Why is a band of New Mexico-raised Cervantes superfans releasing albums of Balkan-style instrumental music? And how did they get so damn good at it? Cervantine is the fifth album from A Hawk and a Hacksaw, who may be better known for projects other than their own. After two years of immersion in the traditional Budapest music scene, the duo provided the Eastern European instrumentation on Beirut's acclaimed 2006 album, Gulag Orkestar and before that, accordionist Jeremy Barnes drummed in Neutral Milk Hotel. Though Barnes and violinist Heather Trost form its core, the band's ever-changing lineup obscures the individuals involved, pushing them closer to an orchestra than a traditional indie band. The individuals are sublimated in pursuit of the band's distinctive sound, which is communal, lacks grandstanding guitar solos and typically eschews vocals to demonstrate the players' technical prowess on symphonic instruments.

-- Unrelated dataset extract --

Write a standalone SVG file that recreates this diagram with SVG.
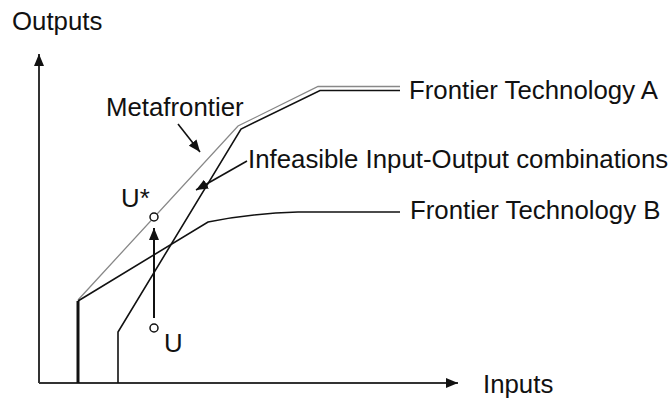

One advantage to their instrumental style: A Hawk and a Hacksaw are not constrained by popular song structure, instead rambling through movements and melodic themes that are reinvigorated by new drum patterns. At eight minutes and 23 seconds, album opener "No Rest for the Wicked" takes its name to heart, beginning with a drum beat fit for an Irish step troupe and giving the strings and accordionist a cardiovascular workout. The theme repeats a few times, broken up by dissonant interludes, before the drums drop out for a few moments of recovery. Then the entire pattern begins anew. It is at once exhausting and fascinating to hear, and anyone who fails to appreciate the ways subtle instrumentation changes influence the larger sound will never write a great song of their own.

The band breeds its own style throughout the album, finding common aural influences that seem geographically impossible. "Espanola Kolo" and the title track juxtapose staccato mariachi melodies over a booming, arrhythmic tuba line. "Mana Thelo Enan Andra" feels like a home performance, with the bouzouki and doumbek occasionally overpowering English singer Stephanie Hladowski's wailing, mournful vocals. "Uskudar," a traditional Turkish song that has transcended geopolitical boundaries, sounds surprisingly close to a bhangra song, complete with quavering vocals and plucked string instruments. "Lujtha Lassu, a lullaby of suspended chords whose tension is only resolved in the final seconds of the track, is vaguely torturous but ultimately soothing, some musical power lifting with a few blessed bars of recovery at the end. "At the Vulturul Negru" is a variation on the theme heard in the opener, as quick and anxious as its predecessor but in accented four instead of uneven five. If any of these songs could be described as "danceable" by American standards, this would be it.

Part of me wants to resent A Hawk and a Hacksaw, to roll my eyes at the expats appropriating the musical traditions of the former Soviet bloc and making them palatable to American hipster types. But they treat their subject with the reverence and joy that it deserves, honoring the Balkan traditions they have learned from and updating them in a genre-bending modern American way.